--- DATASET EXCERPT ---

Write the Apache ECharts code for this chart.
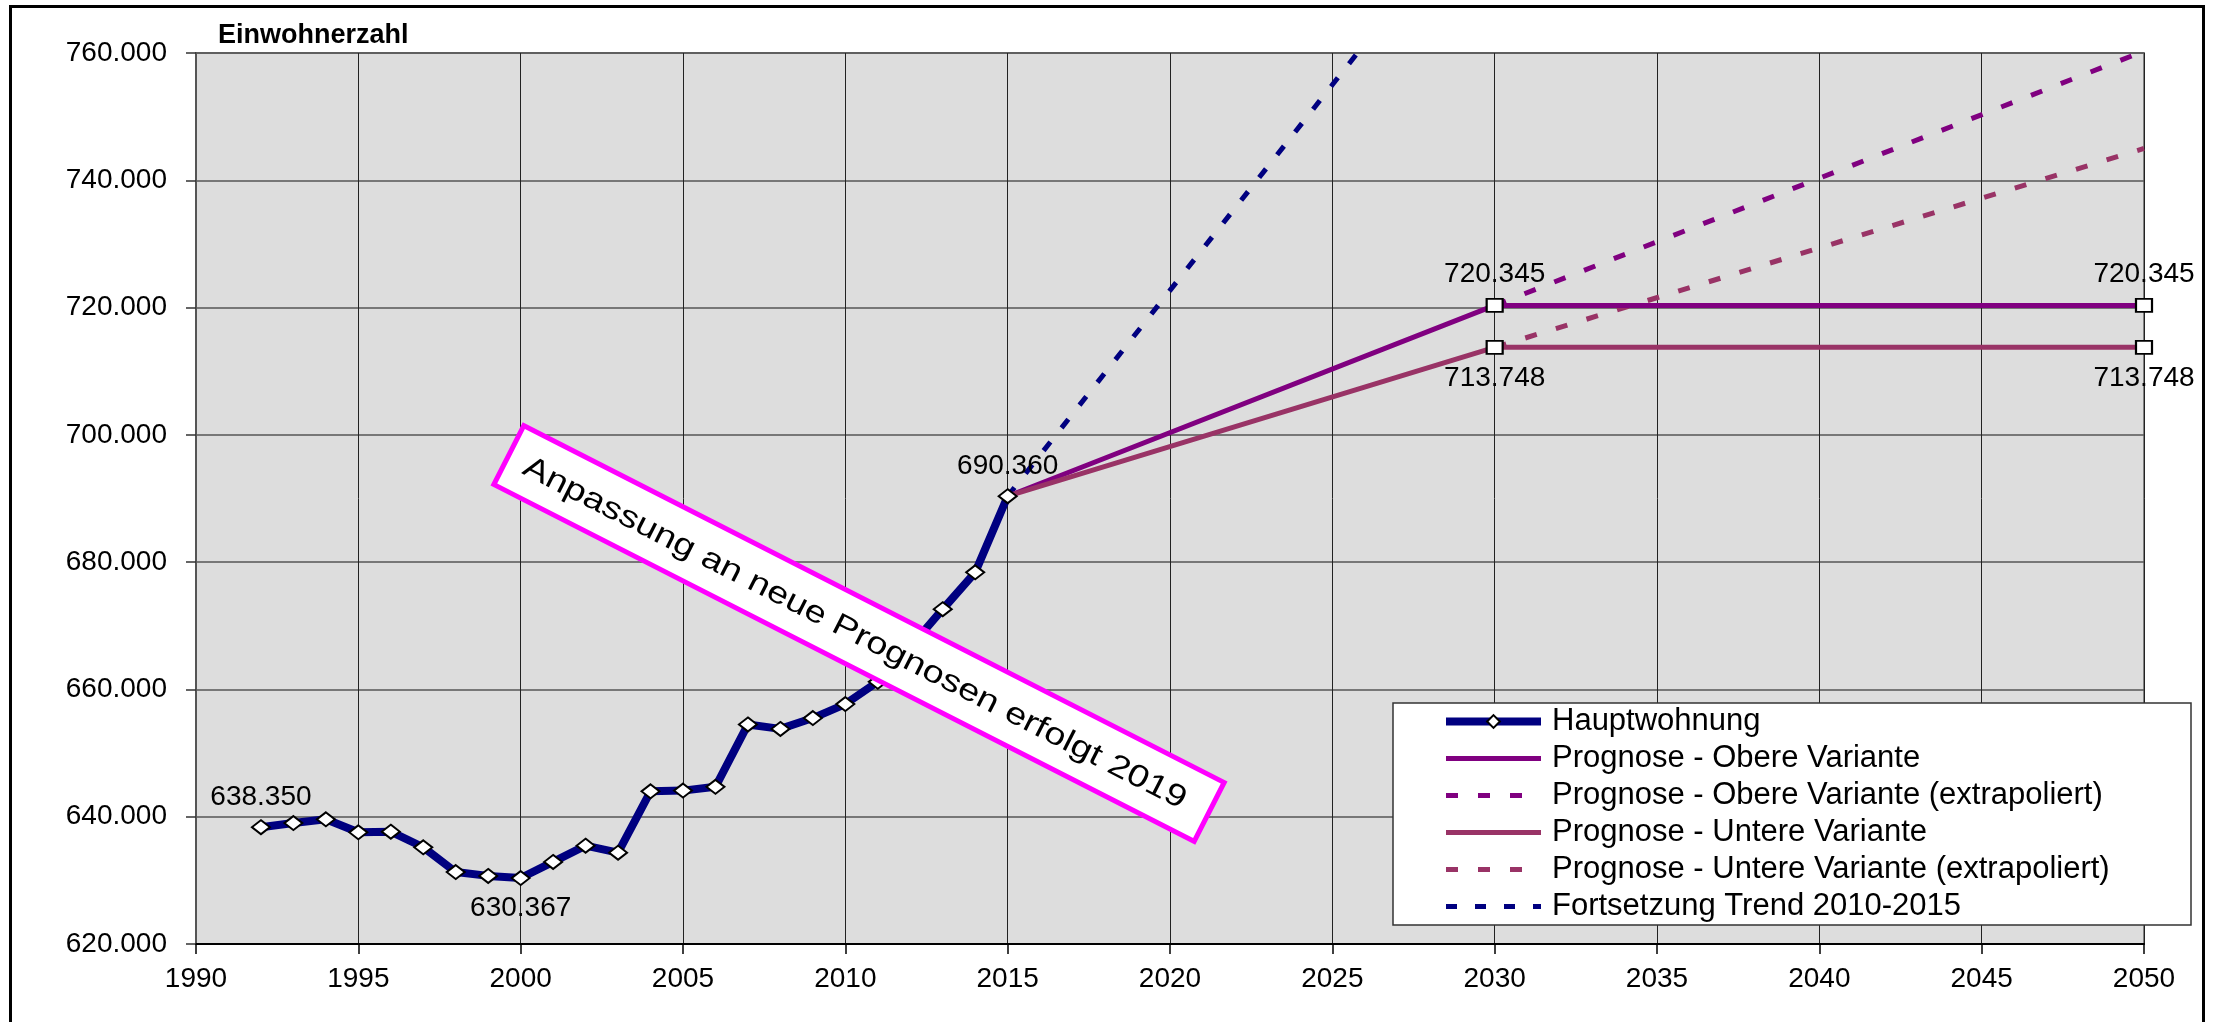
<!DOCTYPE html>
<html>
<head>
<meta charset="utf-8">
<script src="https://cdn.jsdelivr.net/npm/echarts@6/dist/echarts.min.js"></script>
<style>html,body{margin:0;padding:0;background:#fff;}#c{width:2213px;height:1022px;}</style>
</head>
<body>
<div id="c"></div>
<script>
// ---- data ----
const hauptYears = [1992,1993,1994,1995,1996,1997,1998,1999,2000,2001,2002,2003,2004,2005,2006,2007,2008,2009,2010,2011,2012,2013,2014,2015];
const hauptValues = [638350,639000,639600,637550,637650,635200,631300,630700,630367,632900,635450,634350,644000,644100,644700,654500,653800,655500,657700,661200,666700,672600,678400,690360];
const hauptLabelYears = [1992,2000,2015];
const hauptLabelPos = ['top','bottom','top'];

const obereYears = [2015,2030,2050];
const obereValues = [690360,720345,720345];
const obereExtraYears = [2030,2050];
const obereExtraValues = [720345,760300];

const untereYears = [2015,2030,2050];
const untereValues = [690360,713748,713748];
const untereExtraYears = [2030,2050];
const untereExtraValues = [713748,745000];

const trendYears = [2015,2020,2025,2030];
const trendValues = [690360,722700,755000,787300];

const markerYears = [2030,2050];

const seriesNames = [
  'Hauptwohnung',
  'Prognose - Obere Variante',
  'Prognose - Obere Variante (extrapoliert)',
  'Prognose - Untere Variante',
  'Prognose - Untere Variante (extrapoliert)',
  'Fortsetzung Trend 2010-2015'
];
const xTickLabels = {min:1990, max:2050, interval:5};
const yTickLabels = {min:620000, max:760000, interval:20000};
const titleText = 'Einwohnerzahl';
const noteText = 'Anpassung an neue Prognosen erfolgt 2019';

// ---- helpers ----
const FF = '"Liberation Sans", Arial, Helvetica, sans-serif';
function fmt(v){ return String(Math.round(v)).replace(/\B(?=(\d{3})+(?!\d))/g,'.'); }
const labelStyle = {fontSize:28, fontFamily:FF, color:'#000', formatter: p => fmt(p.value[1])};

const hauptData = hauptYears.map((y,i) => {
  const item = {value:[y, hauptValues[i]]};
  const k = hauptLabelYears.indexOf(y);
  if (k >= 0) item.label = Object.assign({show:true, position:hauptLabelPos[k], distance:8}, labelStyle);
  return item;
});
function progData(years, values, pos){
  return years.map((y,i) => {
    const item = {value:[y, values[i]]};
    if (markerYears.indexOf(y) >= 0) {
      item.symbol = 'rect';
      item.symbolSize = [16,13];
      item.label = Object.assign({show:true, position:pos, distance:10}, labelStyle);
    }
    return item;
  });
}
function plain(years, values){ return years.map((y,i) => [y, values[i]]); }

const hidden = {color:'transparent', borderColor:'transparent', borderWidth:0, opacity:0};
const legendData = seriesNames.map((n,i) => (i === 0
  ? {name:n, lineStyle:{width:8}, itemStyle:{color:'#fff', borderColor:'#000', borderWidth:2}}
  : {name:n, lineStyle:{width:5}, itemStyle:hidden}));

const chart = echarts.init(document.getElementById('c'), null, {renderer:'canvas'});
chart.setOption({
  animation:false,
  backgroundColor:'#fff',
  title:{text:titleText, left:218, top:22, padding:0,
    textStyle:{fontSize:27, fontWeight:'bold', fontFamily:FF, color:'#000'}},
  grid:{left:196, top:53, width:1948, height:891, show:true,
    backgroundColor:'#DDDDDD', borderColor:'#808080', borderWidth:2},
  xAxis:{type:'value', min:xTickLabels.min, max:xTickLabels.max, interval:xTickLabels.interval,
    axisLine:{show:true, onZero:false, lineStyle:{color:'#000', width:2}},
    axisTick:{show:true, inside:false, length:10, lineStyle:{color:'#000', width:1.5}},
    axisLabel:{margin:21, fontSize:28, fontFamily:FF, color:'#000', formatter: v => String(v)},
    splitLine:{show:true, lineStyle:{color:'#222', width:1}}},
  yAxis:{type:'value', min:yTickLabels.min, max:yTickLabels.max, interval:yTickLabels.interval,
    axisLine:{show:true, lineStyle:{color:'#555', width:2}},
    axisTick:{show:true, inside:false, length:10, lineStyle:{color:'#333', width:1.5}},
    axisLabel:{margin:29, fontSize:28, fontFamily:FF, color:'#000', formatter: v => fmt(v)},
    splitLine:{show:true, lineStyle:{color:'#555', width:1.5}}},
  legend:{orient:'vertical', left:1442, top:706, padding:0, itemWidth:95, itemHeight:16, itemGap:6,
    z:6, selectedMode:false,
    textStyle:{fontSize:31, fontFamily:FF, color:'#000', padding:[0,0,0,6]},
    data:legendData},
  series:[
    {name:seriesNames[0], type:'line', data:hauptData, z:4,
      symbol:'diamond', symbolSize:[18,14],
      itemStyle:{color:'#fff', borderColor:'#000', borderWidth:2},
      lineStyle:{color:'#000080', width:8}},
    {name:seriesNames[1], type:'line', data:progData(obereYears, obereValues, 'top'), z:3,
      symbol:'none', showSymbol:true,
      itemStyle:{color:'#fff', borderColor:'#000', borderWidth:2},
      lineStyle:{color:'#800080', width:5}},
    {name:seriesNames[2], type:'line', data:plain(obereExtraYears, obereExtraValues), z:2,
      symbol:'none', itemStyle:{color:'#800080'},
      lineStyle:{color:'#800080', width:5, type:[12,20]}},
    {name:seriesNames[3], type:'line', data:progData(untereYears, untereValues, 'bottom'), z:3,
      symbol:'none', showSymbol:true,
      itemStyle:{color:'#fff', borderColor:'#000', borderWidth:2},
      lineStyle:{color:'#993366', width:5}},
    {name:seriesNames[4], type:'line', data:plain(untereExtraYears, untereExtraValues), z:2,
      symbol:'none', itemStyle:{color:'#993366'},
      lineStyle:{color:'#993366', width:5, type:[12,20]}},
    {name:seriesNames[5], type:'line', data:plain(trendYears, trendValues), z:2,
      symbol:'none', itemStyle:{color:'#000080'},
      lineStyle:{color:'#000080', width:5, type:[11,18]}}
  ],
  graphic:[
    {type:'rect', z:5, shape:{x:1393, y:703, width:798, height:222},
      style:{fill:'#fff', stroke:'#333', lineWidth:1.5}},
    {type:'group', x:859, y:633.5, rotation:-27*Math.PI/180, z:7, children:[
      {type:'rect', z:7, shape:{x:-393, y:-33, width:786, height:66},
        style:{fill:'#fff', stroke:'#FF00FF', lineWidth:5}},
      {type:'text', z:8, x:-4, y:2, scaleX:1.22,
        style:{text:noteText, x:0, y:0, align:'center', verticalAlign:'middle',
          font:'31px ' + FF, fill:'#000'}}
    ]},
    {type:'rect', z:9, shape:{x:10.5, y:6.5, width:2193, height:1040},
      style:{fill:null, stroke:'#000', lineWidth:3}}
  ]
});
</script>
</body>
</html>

---

§ OBJECTIVE
Repeat the listing above up to and including the line with "const obereExtraValues = [720345,760300];", starting from its first line. Drop any pictures.

§ TASK RESPONSE
Write the Apache ECharts code for this chart.
<!DOCTYPE html>
<html>
<head>
<meta charset="utf-8">
<script src="https://cdn.jsdelivr.net/npm/echarts@6/dist/echarts.min.js"></script>
<style>html,body{margin:0;padding:0;background:#fff;}#c{width:2213px;height:1022px;}</style>
</head>
<body>
<div id="c"></div>
<script>
// ---- data ----
const hauptYears = [1992,1993,1994,1995,1996,1997,1998,1999,2000,2001,2002,2003,2004,2005,2006,2007,2008,2009,2010,2011,2012,2013,2014,2015];
const hauptValues = [638350,639000,639600,637550,637650,635200,631300,630700,630367,632900,635450,634350,644000,644100,644700,654500,653800,655500,657700,661200,666700,672600,678400,690360];
const hauptLabelYears = [1992,2000,2015];
const hauptLabelPos = ['top','bottom','top'];

const obereYears = [2015,2030,2050];
const obereValues = [690360,720345,720345];
const obereExtraYears = [2030,2050];
const obereExtraValues = [720345,760300];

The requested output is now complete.